The Airing of Grievances actually appeared on my Top 10 of 2008 as it was previously released in January of 2008. I discovered the album late in the year and mourned a little bit that it was too late for me to write it up. They signed with XL Recordings late last year who are re-releasing the album this month. Sometimes things just work out like that.

In another 20 years it may come to pass that some teenagers actually believe that Titus Andronicus invented the rock anthem. Perhaps it’s true, but for now they are its newest progenitors and proselytizers.

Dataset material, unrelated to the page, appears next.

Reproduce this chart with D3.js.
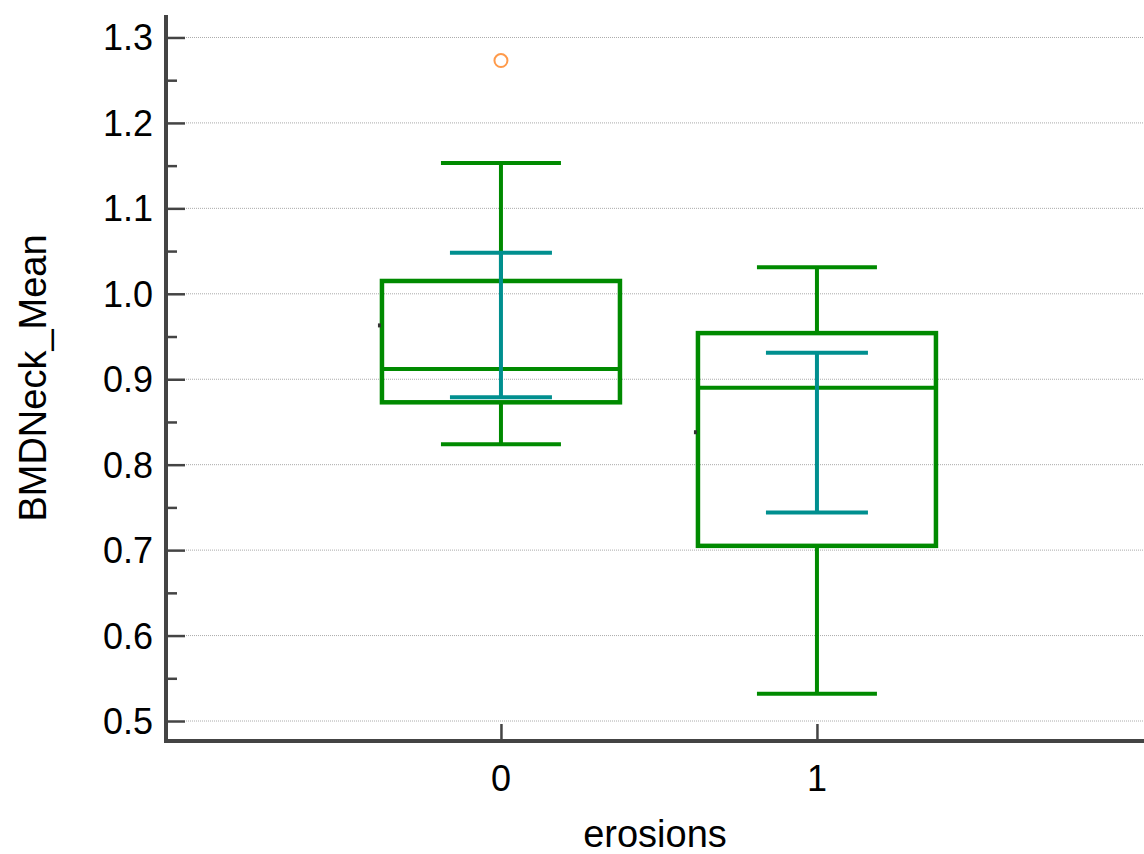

I have driven great distances in my aging Mazda playing nothing but The Airing of Grievances over and over singing along shamelessly, even at stoplights. It’s an emotionally powerful record. On the first listen, I actually got tingles up my spine, shaky fingers, and that dark feeling like I’m being drawn back, apart from the world to suddenly be in the world but not of the world.

I wonder how many times in my life a new record by a new band will still be able to utterly blow my mind. As I get older, I get more cynical and callous. I’ll get more culturally disconnected. When I hear a record this powerful I relish it but also wonder if this will be the last one. Will this be the last record that is able to reach in and grab me by the heart?

Few other songs on the record reach those frenetic heights, but they find other strange recesses that are intense in their own right. Guitars fade back into hums to become nothing more than haunting alliteration above the words of Andrew Cedermark. Their anthemic heights exceed Andrew W.K. without the schmaltz. Their lulls vanish into haunting static and the arcane quoting of Camus. Are lower lows even possible by the hands of man?

Their lyrics ramble like deconstructed poetry. The line breaks are meaningless as the words run together, into sentences, sentences into paragraphs, and those into short stories. Allow me to quote from their eponymous single:

“Throw my guitar down on the floor. No one cares what I've got to say anymore. I didn't come here to be damned with faint praise. I'll write my masterpiece some other day. (fuck everything and fuck me) I'm repeating myself again. Innovation, I leave to smarter men. Pretty melodies don't fall out of the air for me; I've got to steal them from somewhere, but it doesn't matter what you do or how hard you try. Now there's nothing left for me to do except die.”

They finish that particular song clapping rhythmically and chanting the words “Your life is over” a few hundred times with varying, but always frenzied emphasis. It’s what Oscar Wilde called “that sincerity thing.” It burns like molten lead in your fingers. You never recover from hearing a record like this; it colors the very idea of good forever afterward. I expect it will make my Top 10 of 2009 as well.